→ The request
Pictures don't belong in the copy; print all the records exactly.

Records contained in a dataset
....

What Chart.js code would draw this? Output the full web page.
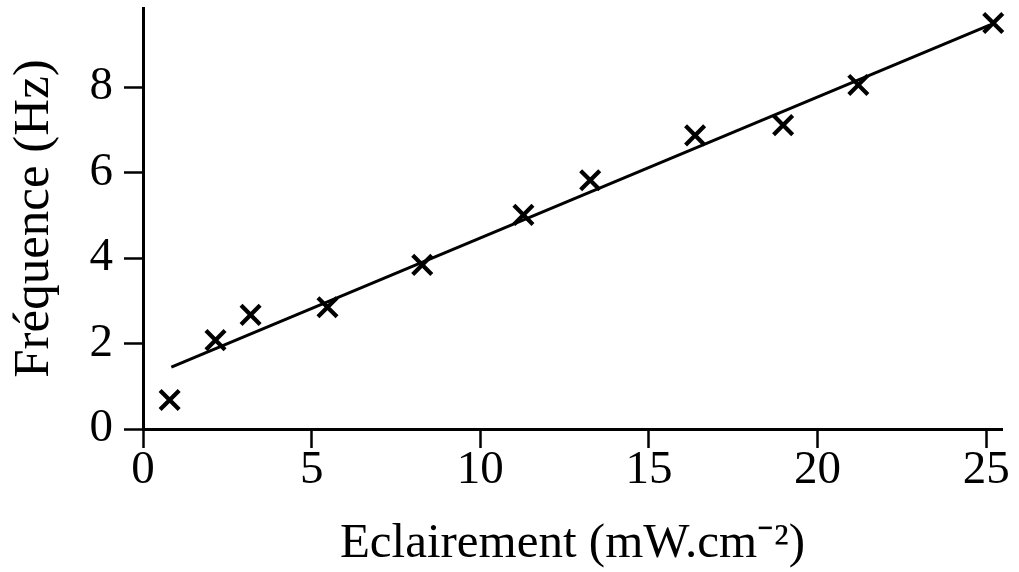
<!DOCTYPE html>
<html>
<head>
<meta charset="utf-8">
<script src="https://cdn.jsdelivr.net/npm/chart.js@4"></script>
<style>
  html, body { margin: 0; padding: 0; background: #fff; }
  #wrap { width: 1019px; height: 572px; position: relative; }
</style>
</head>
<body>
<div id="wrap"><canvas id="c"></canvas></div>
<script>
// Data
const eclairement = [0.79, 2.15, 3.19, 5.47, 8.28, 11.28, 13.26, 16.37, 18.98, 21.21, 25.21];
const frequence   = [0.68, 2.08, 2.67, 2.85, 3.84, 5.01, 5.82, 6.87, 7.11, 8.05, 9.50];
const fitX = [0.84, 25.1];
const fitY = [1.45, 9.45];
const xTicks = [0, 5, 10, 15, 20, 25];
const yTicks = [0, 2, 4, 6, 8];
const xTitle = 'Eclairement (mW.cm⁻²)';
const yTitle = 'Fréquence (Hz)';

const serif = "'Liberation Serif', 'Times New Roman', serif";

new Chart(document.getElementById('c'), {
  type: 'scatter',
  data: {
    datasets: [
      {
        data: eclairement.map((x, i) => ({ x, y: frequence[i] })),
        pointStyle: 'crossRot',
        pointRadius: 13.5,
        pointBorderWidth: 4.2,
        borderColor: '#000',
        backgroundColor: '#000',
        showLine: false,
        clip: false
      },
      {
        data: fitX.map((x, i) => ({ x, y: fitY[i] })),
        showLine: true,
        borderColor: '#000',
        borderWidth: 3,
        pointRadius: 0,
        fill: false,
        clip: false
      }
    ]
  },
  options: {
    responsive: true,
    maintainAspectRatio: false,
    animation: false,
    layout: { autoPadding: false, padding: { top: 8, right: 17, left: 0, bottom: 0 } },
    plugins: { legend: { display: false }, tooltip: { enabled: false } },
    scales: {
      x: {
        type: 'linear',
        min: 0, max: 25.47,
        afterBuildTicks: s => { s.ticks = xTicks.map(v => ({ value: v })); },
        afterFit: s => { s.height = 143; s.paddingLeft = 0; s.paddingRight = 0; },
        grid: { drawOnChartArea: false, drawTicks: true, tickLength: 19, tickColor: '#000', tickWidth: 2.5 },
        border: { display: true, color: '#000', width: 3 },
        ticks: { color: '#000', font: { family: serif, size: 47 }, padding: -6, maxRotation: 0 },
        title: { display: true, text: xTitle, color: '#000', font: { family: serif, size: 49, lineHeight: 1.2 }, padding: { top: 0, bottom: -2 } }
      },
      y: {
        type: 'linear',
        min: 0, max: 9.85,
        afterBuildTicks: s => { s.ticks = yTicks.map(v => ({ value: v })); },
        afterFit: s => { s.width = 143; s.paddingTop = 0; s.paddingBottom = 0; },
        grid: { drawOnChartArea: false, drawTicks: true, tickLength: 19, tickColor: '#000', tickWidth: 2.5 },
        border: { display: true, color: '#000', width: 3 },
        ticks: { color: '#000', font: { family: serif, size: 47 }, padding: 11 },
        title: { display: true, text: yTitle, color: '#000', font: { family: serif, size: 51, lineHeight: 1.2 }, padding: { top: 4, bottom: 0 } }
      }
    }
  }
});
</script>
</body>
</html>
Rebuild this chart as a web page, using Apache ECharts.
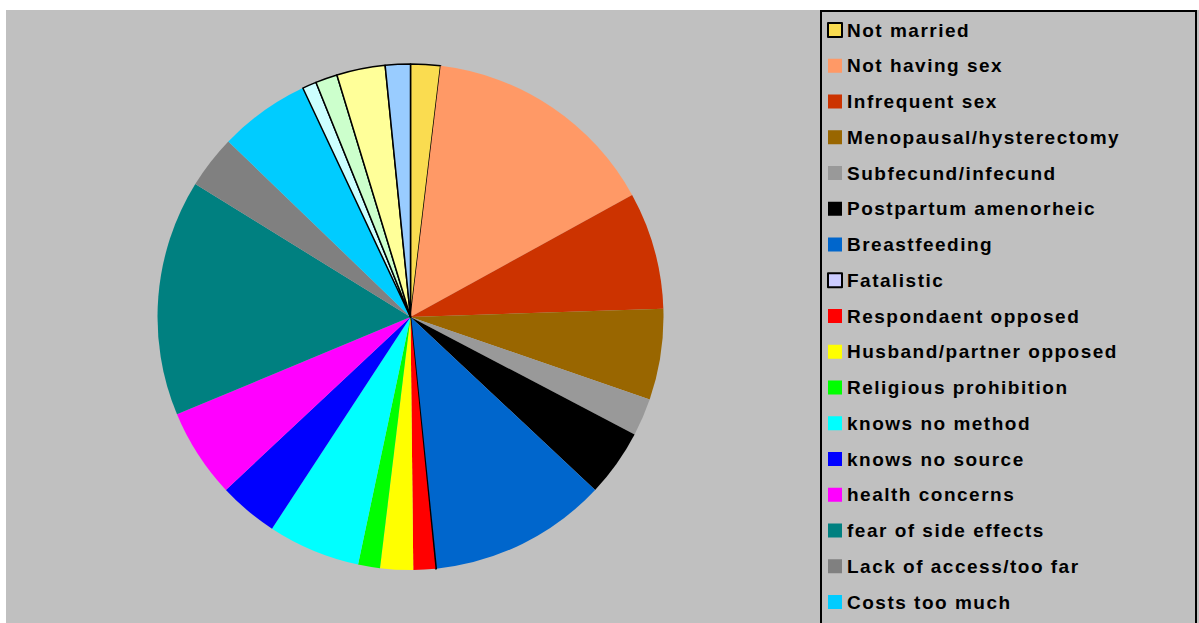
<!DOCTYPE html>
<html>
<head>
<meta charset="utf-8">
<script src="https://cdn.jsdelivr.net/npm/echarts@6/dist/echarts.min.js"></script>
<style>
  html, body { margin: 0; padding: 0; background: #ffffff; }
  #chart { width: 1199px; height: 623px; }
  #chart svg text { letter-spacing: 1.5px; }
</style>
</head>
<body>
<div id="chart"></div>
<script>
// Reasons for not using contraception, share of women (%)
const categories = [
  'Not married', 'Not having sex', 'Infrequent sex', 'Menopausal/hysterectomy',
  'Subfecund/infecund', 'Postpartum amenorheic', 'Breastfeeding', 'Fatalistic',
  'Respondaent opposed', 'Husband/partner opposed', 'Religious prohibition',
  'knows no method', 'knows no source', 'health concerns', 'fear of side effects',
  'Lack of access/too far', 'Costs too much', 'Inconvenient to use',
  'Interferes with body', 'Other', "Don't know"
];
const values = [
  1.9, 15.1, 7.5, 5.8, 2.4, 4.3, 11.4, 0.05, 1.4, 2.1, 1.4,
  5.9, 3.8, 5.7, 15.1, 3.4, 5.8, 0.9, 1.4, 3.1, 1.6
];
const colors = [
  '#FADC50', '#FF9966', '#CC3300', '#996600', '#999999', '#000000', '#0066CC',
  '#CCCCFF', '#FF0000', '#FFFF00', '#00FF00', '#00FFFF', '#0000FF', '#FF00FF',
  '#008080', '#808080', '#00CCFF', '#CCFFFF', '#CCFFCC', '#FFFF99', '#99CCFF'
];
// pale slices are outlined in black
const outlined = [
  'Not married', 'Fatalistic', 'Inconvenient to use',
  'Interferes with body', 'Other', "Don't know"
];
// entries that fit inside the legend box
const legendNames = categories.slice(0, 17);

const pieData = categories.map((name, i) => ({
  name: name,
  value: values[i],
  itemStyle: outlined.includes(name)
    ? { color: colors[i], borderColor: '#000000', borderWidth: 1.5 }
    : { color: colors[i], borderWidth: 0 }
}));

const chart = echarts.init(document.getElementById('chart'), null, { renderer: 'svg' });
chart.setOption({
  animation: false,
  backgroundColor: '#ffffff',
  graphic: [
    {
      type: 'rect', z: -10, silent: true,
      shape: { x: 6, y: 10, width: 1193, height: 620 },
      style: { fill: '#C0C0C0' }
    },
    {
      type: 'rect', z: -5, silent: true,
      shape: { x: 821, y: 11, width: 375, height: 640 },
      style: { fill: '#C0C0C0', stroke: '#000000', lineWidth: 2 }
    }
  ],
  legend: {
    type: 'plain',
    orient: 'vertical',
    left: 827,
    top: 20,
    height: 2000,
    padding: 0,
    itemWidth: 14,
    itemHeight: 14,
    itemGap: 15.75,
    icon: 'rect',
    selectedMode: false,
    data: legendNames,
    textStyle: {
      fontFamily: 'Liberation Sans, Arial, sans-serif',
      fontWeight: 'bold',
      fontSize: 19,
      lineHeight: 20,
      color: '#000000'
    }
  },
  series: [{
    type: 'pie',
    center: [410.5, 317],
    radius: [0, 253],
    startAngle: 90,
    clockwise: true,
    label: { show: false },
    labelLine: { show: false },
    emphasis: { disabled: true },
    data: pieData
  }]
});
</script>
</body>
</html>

....

→ Answer in full
What Chart.js code would draw this? Output the full web page.
<!DOCTYPE html>
<html>
<head>
<meta charset="utf-8">
<script src="https://cdn.jsdelivr.net/npm/chart.js@4"></script>
<style>
  html, body { margin: 0; padding: 0; background: #fff; }
  #wrap { width: 1019px; height: 572px; position: relative; }
</style>
</head>
<body>
<div id="wrap"><canvas id="c"></canvas></div>
<script>
// Data
const eclairement = [0.79, 2.15, 3.19, 5.47, 8.28, 11.28, 13.26, 16.37, 18.98, 21.21, 25.21];
const frequence   = [0.68, 2.08, 2.67, 2.85, 3.84, 5.01, 5.82, 6.87, 7.11, 8.05, 9.50];
const fitX = [0.84, 25.1];
const fitY = [1.45, 9.45];
const xTicks = [0, 5, 10, 15, 20, 25];
const yTicks = [0, 2, 4, 6, 8];
const xTitle = 'Eclairement (mW.cm⁻²)';
const yTitle = 'Fréquence (Hz)';

const serif = "'Liberation Serif', 'Times New Roman', serif";

new Chart(document.getElementById('c'), {
  type: 'scatter',
  data: {
    datasets: [
      {
        data: eclairement.map((x, i) => ({ x, y: frequence[i] })),
        pointStyle: 'crossRot',
        pointRadius: 13.5,
        pointBorderWidth: 4.2,
        borderColor: '#000',
        backgroundColor: '#000',
        showLine: false,
        clip: false
      },
      {
        data: fitX.map((x, i) => ({ x, y: fitY[i] })),
        showLine: true,
        borderColor: '#000',
        borderWidth: 3,
        pointRadius: 0,
        fill: false,
        clip: false
      }
    ]
  },
  options: {
    responsive: true,
    maintainAspectRatio: false,
    animation: false,
    layout: { autoPadding: false, padding: { top: 8, right: 17, left: 0, bottom: 0 } },
    plugins: { legend: { display: false }, tooltip: { enabled: false } },
    scales: {
      x: {
        type: 'linear',
        min: 0, max: 25.47,
        afterBuildTicks: s => { s.ticks = xTicks.map(v => ({ value: v })); },
        afterFit: s => { s.height = 143; s.paddingLeft = 0; s.paddingRight = 0; },
        grid: { drawOnChartArea: false, drawTicks: true, tickLength: 19, tickColor: '#000', tickWidth: 2.5 },
        border: { display: true, color: '#000', width: 3 },
        ticks: { color: '#000', font: { family: serif, size: 47 }, padding: -6, maxRotation: 0 },
        title: { display: true, text: xTitle, color: '#000', font: { family: serif, size: 49, lineHeight: 1.2 }, padding: { top: 0, bottom: -2 } }
      },
      y: {
        type: 'linear',
        min: 0, max: 9.85,
        afterBuildTicks: s => { s.ticks = yTicks.map(v => ({ value: v })); },
        afterFit: s => { s.width = 143; s.paddingTop = 0; s.paddingBottom = 0; },
        grid: { drawOnChartArea: false, drawTicks: true, tickLength: 19, tickColor: '#000', tickWidth: 2.5 },
        border: { display: true, color: '#000', width: 3 },
        ticks: { color: '#000', font: { family: serif, size: 47 }, padding: 11 },
        title: { display: true, text: yTitle, color: '#000', font: { family: serif, size: 51, lineHeight: 1.2 }, padding: { top: 4, bottom: 0 } }
      }
    }
  }
});
</script>
</body>
</html>
Rebuild this chart as a web page, using Apache ECharts.
<!DOCTYPE html>
<html>
<head>
<meta charset="utf-8">
<script src="https://cdn.jsdelivr.net/npm/echarts@6/dist/echarts.min.js"></script>
<style>
  html, body { margin: 0; padding: 0; background: #ffffff; }
  #chart { width: 1199px; height: 623px; }
  #chart svg text { letter-spacing: 1.5px; }
</style>
</head>
<body>
<div id="chart"></div>
<script>
// Reasons for not using contraception, share of women (%)
const categories = [
  'Not married', 'Not having sex', 'Infrequent sex', 'Menopausal/hysterectomy',
  'Subfecund/infecund', 'Postpartum amenorheic', 'Breastfeeding', 'Fatalistic',
  'Respondaent opposed', 'Husband/partner opposed', 'Religious prohibition',
  'knows no method', 'knows no source', 'health concerns', 'fear of side effects',
  'Lack of access/too far', 'Costs too much', 'Inconvenient to use',
  'Interferes with body', 'Other', "Don't know"
];
const values = [
  1.9, 15.1, 7.5, 5.8, 2.4, 4.3, 11.4, 0.05, 1.4, 2.1, 1.4,
  5.9, 3.8, 5.7, 15.1, 3.4, 5.8, 0.9, 1.4, 3.1, 1.6
];
const colors = [
  '#FADC50', '#FF9966', '#CC3300', '#996600', '#999999', '#000000', '#0066CC',
  '#CCCCFF', '#FF0000', '#FFFF00', '#00FF00', '#00FFFF', '#0000FF', '#FF00FF',
  '#008080', '#808080', '#00CCFF', '#CCFFFF', '#CCFFCC', '#FFFF99', '#99CCFF'
];
// pale slices are outlined in black
const outlined = [
  'Not married', 'Fatalistic', 'Inconvenient to use',
  'Interferes with body', 'Other', "Don't know"
];
// entries that fit inside the legend box
const legendNames = categories.slice(0, 17);

const pieData = categories.map((name, i) => ({
  name: name,
  value: values[i],
  itemStyle: outlined.includes(name)
    ? { color: colors[i], borderColor: '#000000', borderWidth: 1.5 }
    : { color: colors[i], borderWidth: 0 }
}));

const chart = echarts.init(document.getElementById('chart'), null, { renderer: 'svg' });
chart.setOption({
  animation: false,
  backgroundColor: '#ffffff',
  graphic: [
    {
      type: 'rect', z: -10, silent: true,
      shape: { x: 6, y: 10, width: 1193, height: 620 },
      style: { fill: '#C0C0C0' }
    },
    {
      type: 'rect', z: -5, silent: true,
      shape: { x: 821, y: 11, width: 375, height: 640 },
      style: { fill: '#C0C0C0', stroke: '#000000', lineWidth: 2 }
    }
  ],
  legend: {
    type: 'plain',
    orient: 'vertical',
    left: 827,
    top: 20,
    height: 2000,
    padding: 0,
    itemWidth: 14,
    itemHeight: 14,
    itemGap: 15.75,
    icon: 'rect',
    selectedMode: false,
    data: legendNames,
    textStyle: {
      fontFamily: 'Liberation Sans, Arial, sans-serif',
      fontWeight: 'bold',
      fontSize: 19,
      lineHeight: 20,
      color: '#000000'
    }
  },
  series: [{
    type: 'pie',
    center: [410.5, 317],
    radius: [0, 253],
    startAngle: 90,
    clockwise: true,
    label: { show: false },
    labelLine: { show: false },
    emphasis: { disabled: true },
    data: pieData
  }]
});
</script>
</body>
</html>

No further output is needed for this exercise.